For 12 years, Suzanne Hernandez, a devoted animal enthusiast from Coney Island, had been caring for a small group of stray cats at IS 303 on Shore Parkway. She encountered no issues until 2022 when Principal Shanesha White Bailey took over and allegedly dismissed the cats’ established shelter arrangements.
In 2023, Bailey reportedly ordered the removal of a modest Styrofoam and plastic shelter in the school’s parking lot, leaving the cats to find cover under shipping containers during bad weather, according to animal rights supporters.
During snowstorms on January 25 and February 22, the two remaining cats of the colony — Freddie, aged 12, and Blackie, aged 8 — were completely buried under snow piled by plows clearing the school’s parking lot, according to Hernandez.
Photographs reveal that the space beneath the steel containers became entirely blocked, leaving no way for the cats to escape.
Hernandez, with the help of her 75-year-old husband Edwin, rescued the cats by digging out pathways, allowing them to escape from their icy entrapment.
“I cry every day,” said Hernandez. “Why hurt something?

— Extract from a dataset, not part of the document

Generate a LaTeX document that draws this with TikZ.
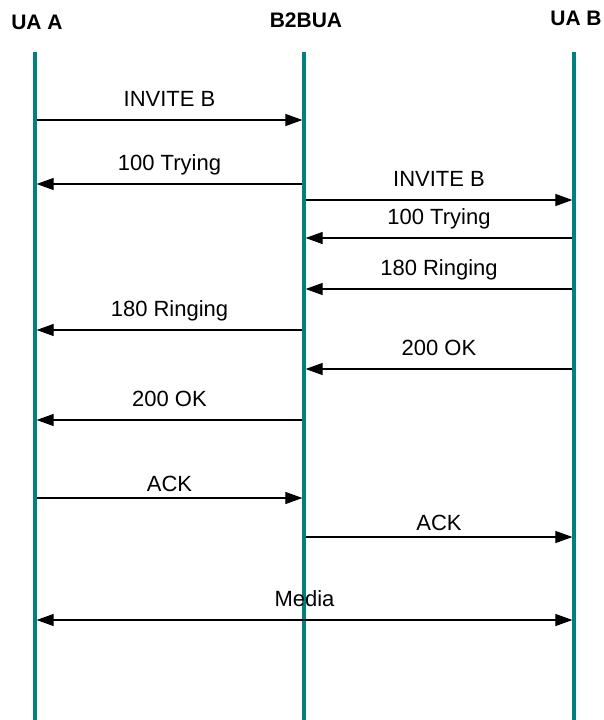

It kills me.”
On Feb. 22 and Feb. 23, when Brooklyn received 18 inches of snow, Hernandez and her husband dug the cats out three times — after hand-pushed snow blowers repeatedly buried the cats, she said.
“They kept putting it back, putting it back, each time,” Hernandez said of the snow.
“I said, ‘Sir, did you see the cat?’ And he said ‘Get out of here cat lady! Get out of here with the cats lady!’ This is how they talk to me,” Hernandez said.
Hernandez and animal activists Legal Action Network for Animals want the principal to allow her to care for the cats on the school grounds. They are currently feeding the cats across the street.
“Ms. Hernandez had contacted the Legal Action Network for Animals begging for help. LANA sent a letter, basically asking school authorities to not obstruct Ms. Hernandez from feeding and caring for the cats, and not to harm the cats or create obstructions for them regarding shelter,” said LANA attorney and activist Nora Marino.
“It is a fairly simple ask. Caring for the cats harms no one, and it is the compassionate thing to do,” she concluded.
Neither the DOE nor White Bailey responded to requests for comment.